Bob slid up to the rifle and found his bench shooter’s position, his boots flat upon the cement apron of the range as if making the magic construction of stability up through his body that would translate to the rock-hard hold of the rifle itself.
He pulled the rifle up, and in, chunking it against his shoulder, placing his hand upon the comb tuned so just the faintest smudge of fingertip caressed the lightened trigger, adjusting a bunny-ear bag underneath the butt-heel. His other arm ran flat along the shooting bench, under the rifle which itself had been sunk just right into the sandbags.
Bob found his spot-weld, and closed his left eye. The image was a bit out of focus, so he diddled with the ring to bring it back to clarity and for his effort was rewarded with the black image of perfect circumference, quartered precisely by the stadia of the scope, ten times the size it had been, now as big as a half-dollar at pointblank range.
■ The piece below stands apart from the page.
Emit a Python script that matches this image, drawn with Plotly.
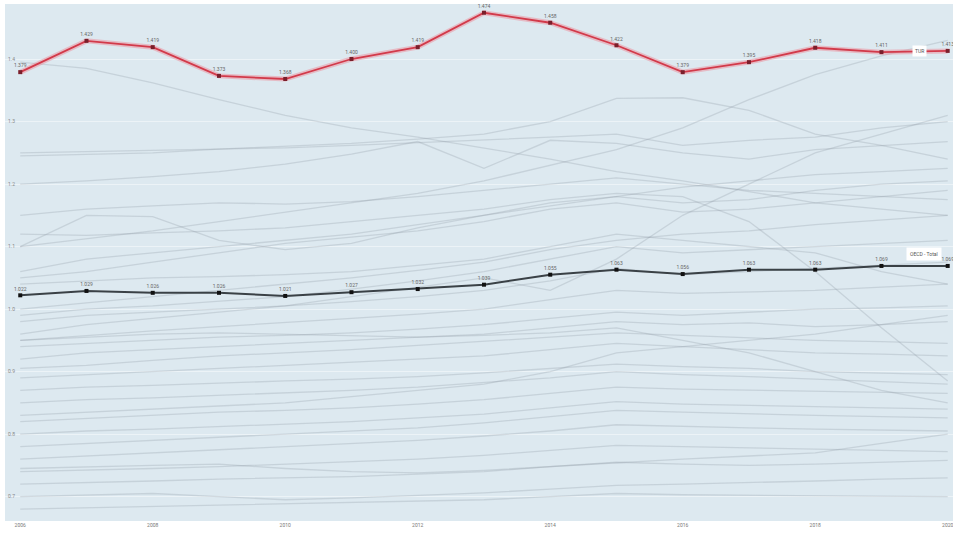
import plotly.graph_objects as go

years = list(range(2006, 2021))
x_tick_years = [2006, 2008, 2010, 2012, 2014, 2016, 2018, 2020]
y_ticks = [0.7, 0.8, 0.9, 1.0, 1.1, 1.2, 1.3, 1.4]

highlight_name = "TUR"
highlight_values = [1.379, 1.429, 1.419, 1.373, 1.368, 1.400, 1.419, 1.474,
                    1.458, 1.422, 1.379, 1.395, 1.418, 1.411, 1.413]

oecd_name = "OECD - Total"
oecd_values = [1.022, 1.029, 1.026, 1.026, 1.021, 1.027, 1.032, 1.039,
               1.055, 1.063, 1.056, 1.063, 1.063, 1.069, 1.069]

g01 = [1.245, 1.248, 1.250, 1.256, 1.260, 1.265, 1.272, 1.280, 1.300, 1.337, 1.338, 1.318, 1.280, 1.262, 1.240]
g02 = [1.200, 1.205, 1.212, 1.220, 1.232, 1.248, 1.268, 1.225, 1.270, 1.265, 1.250, 1.240, 1.255, 1.262, 1.268]
g03 = [1.100, 1.112, 1.125, 1.140, 1.155, 1.170, 1.185, 1.205, 1.230, 1.255, 1.290, 1.335, 1.375, 1.405, 1.430]
g04 = [1.395, 1.385, 1.362, 1.335, 1.310, 1.290, 1.275, 1.258, 1.240, 1.220, 1.205, 1.188, 1.170, 1.160, 1.150]
g05 = [1.100, 1.150, 1.148, 1.110, 1.095, 1.105, 1.130, 1.150, 1.170, 1.180, 1.170, 1.175, 1.190, 1.200, 1.205]
g06 = [0.960, 0.975, 0.985, 0.995, 1.005, 1.020, 1.035, 1.050, 1.030, 1.080, 1.150, 1.200, 1.250, 1.280, 1.310]
g07 = [1.120, 1.118, 1.122, 1.125, 1.130, 1.140, 1.150, 1.160, 1.175, 1.185, 1.180, 1.140, 1.060, 0.970, 0.885]
g08 = [1.250, 1.252, 1.255, 1.257, 1.258, 1.262, 1.266, 1.270, 1.275, 1.280, 1.262, 1.270, 1.275, 1.290, 1.300]
g09 = [1.060, 1.080, 1.090, 1.100, 1.110, 1.120, 1.135, 1.150, 1.165, 1.180, 1.195, 1.205, 1.215, 1.220, 1.225]
g10 = [1.050, 1.060, 1.075, 1.090, 1.105, 1.115, 1.125, 1.140, 1.160, 1.170, 1.155, 1.160, 1.170, 1.180, 1.190]
g11 = [1.000, 1.010, 1.020, 1.030, 1.040, 1.050, 1.062, 1.075, 1.095, 1.110, 1.120, 1.125, 1.135, 1.142, 1.150]
g12 = [0.990, 1.000, 1.005, 1.012, 1.020, 1.032, 1.045, 1.060, 1.080, 1.100, 1.090, 1.095, 1.100, 1.105, 1.110]
g13 = [0.980, 0.990, 0.995, 1.000, 1.005, 1.012, 1.020, 1.030, 1.045, 1.065, 1.055, 1.060, 1.065, 1.070, 1.075]
g14 = [0.950, 0.958, 0.965, 0.972, 0.978, 0.985, 0.992, 1.000, 1.015, 1.030, 1.025, 1.028, 1.030, 1.035, 1.040]
g15 = [0.940, 0.945, 0.950, 0.955, 0.958, 0.962, 0.968, 0.975, 0.985, 0.995, 0.990, 0.995, 1.000, 1.002, 1.005]
g16 = [0.920, 0.930, 0.935, 0.940, 0.945, 0.950, 0.955, 0.960, 0.970, 0.980, 0.975, 0.978, 0.972, 0.975, 0.980]
g17 = [0.905, 0.910, 0.918, 0.925, 0.930, 0.935, 0.942, 0.948, 0.955, 0.962, 0.958, 0.955, 0.950, 0.948, 0.945]
g18 = [0.890, 0.895, 0.900, 0.905, 0.910, 0.915, 0.920, 0.925, 0.935, 0.945, 0.940, 0.935, 0.930, 0.928, 0.925]
g19 = [0.870, 0.875, 0.878, 0.882, 0.885, 0.888, 0.892, 0.898, 0.905, 0.912, 0.908, 0.905, 0.900, 0.898, 0.895]
g20 = [0.850, 0.855, 0.858, 0.862, 0.865, 0.870, 0.875, 0.882, 0.890, 0.900, 0.895, 0.892, 0.888, 0.885, 0.880]
g21 = [0.820, 0.825, 0.830, 0.835, 0.838, 0.842, 0.848, 0.855, 0.865, 0.875, 0.872, 0.870, 0.868, 0.866, 0.865]
g22 = [0.800, 0.805, 0.808, 0.812, 0.815, 0.820, 0.826, 0.832, 0.842, 0.852, 0.848, 0.846, 0.844, 0.842, 0.840]
g23 = [0.780, 0.785, 0.790, 0.795, 0.800, 0.805, 0.810, 0.818, 0.828, 0.838, 0.835, 0.832, 0.830, 0.828, 0.826]
g24 = [0.760, 0.765, 0.770, 0.775, 0.780, 0.785, 0.790, 0.797, 0.805, 0.815, 0.812, 0.810, 0.808, 0.806, 0.805]
g25 = [0.740, 0.742, 0.745, 0.748, 0.752, 0.756, 0.760, 0.766, 0.774, 0.782, 0.780, 0.778, 0.776, 0.774, 0.772]
g26 = [0.720, 0.722, 0.725, 0.728, 0.730, 0.732, 0.736, 0.740, 0.748, 0.755, 0.752, 0.750, 0.752, 0.755, 0.758]
g27 = [0.700, 0.702, 0.705, 0.700, 0.695, 0.698, 0.702, 0.706, 0.712, 0.718, 0.720, 0.722, 0.725, 0.728, 0.730]
g28 = [0.680, 0.682, 0.684, 0.686, 0.688, 0.690, 0.692, 0.695, 0.700, 0.705, 0.703, 0.702, 0.701, 0.700, 0.700]
g29 = [0.745, 0.748, 0.750, 0.752, 0.745, 0.740, 0.738, 0.742, 0.748, 0.755, 0.760, 0.765, 0.770, 0.785, 0.800]
g30 = [0.830, 0.835, 0.840, 0.845, 0.850, 0.860, 0.870, 0.880, 0.900, 0.930, 0.940, 0.950, 0.960, 0.975, 0.990]
g31 = [0.950, 0.955, 0.960, 0.962, 0.960, 0.958, 0.955, 0.958, 0.962, 0.970, 0.950, 0.930, 0.900, 0.870, 0.850]
g32 = [1.150, 1.160, 1.165, 1.170, 1.168, 1.172, 1.180, 1.190, 1.200, 1.210, 1.200, 1.190, 1.185, 1.180, 1.175]
g33 = [1.040, 1.045, 1.050, 1.052, 1.055, 1.060, 1.070, 1.080, 1.100, 1.120, 1.110, 1.100, 1.090, 1.060, 1.040]

gray_series = [g01, g02, g03, g04, g05, g06, g07, g08, g09, g10, g11, g12, g13, g14, g15,
               g16, g17, g18, g19, g20, g21, g22, g23, g24, g25, g26, g27, g28, g29, g30,
               g31, g32, g33]

fig = go.Figure()

for s in gray_series:
    fig.add_trace(go.Scatter(
        x=years, y=s, mode="lines",
        line=dict(color="rgba(140,150,160,0.28)", width=1.3),
        hoverinfo="skip", showlegend=False,
    ))

# highlighted country: halo + line
fig.add_trace(go.Scatter(
    x=years, y=highlight_values, mode="lines",
    line=dict(color="rgba(240,130,145,0.45)", width=5),
    hoverinfo="skip", showlegend=False, cliponaxis=False,
))
fig.add_trace(go.Scatter(
    x=years, y=highlight_values, mode="lines+markers+text",
    line=dict(color="#d23a4a", width=1.8),
    marker=dict(color="#7a1f2b", size=4, symbol="square"),
    text=[f"{v:.3f}" for v in highlight_values],
    textposition="top center",
    textfont=dict(size=5, color="#666666", family="Roboto"),
    showlegend=False, cliponaxis=False,
))

fig.add_trace(go.Scatter(
    x=years, y=oecd_values, mode="lines+markers+text",
    line=dict(color="#3a4146", width=2),
    marker=dict(color="#111111", size=4, symbol="square"),
    text=[f"{v:.3f}" for v in oecd_values],
    textposition="top center",
    textfont=dict(size=5, color="#666666", family="Roboto"),
    showlegend=False, cliponaxis=False,
))

fig.add_annotation(
    x=years[-1], y=highlight_values[-1], xref="x", yref="y",
    text=highlight_name, showarrow=False, xshift=-28, yshift=0,
    font=dict(size=5, color="#555555", family="Roboto"),
    bgcolor="white", borderpad=2,
)
fig.add_annotation(
    x=years[-1], y=oecd_values[-1], xref="x", yref="y",
    text=oecd_name, showarrow=False, xshift=-24, yshift=12,
    font=dict(size=5, color="#555555", family="Roboto"),
    bgcolor="white", borderpad=3,
)

fig.update_layout(
    width=953, height=534,
    margin=dict(l=5, r=0, t=4, b=13),
    paper_bgcolor="white",
    plot_bgcolor="#dde9f0",
    showlegend=False,
    hovermode=False,
    font=dict(family="Roboto", size=6, color="#888888"),
    xaxis=dict(
        range=[2005.77, 2020.08],
        tickvals=x_tick_years,
        ticktext=[str(y) for y in x_tick_years],
        showgrid=False, zeroline=False, showline=False,
        tickfont=dict(size=5, color="#777777"),
        ticks="", automargin=False,
        ticklabeloverflow="allow",
    ),
    yaxis=dict(
        range=[0.661, 1.488],
        tickvals=y_ticks,
        ticktext=[f"{v:.1f}" for v in y_ticks],
        ticklabelposition="inside",
        showgrid=True, gridcolor="rgba(255,255,255,0.45)", gridwidth=1,
        zeroline=False, showline=False,
        tickfont=dict(size=5, color="#888888"),
        automargin=False,
    ),
)

fig.write_html(
    "out.html",
    config={"displayModeBar": False},
    post_script="document.body.style.margin='0';document.body.style.overflow='hidden';",
)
He exhaled half a breath, held what he had, and with that wished the end of his finger to contract but a bit and was rewarded with the thrill of recoil, the blur as the rifle ticked off a round. As he was throwing the bolt, he heard a spotter.
“X-ring. Damn, right in the middle, perfect, a perfect shot.”
Bob fired four more times into the same hole.
“I guess I’m zeroed,” he said.
A man called Hatcher briefed him on the test.
“Mr. Swagger, one of my associates will load your rifle with five rounds. You’ll not know if you’re shooting your own handloads, the Federal Premium, the Lake City Match or our own Accutech Sniper Grade ammunition. You’ll fire four groups of five rounds each at a hundred yards, four at two hundred yards and four at three hundred yards. Then we’ll compute the groupings and see how the ammunition stacks up. Then, this afternoon, we’d like to run a similar series of tests, but from offhand or improvised positions, with a stress factor added in. I think you’ll find it quite interesting.”
“You’re paying the bills. Let’s get shooting,” Bob said.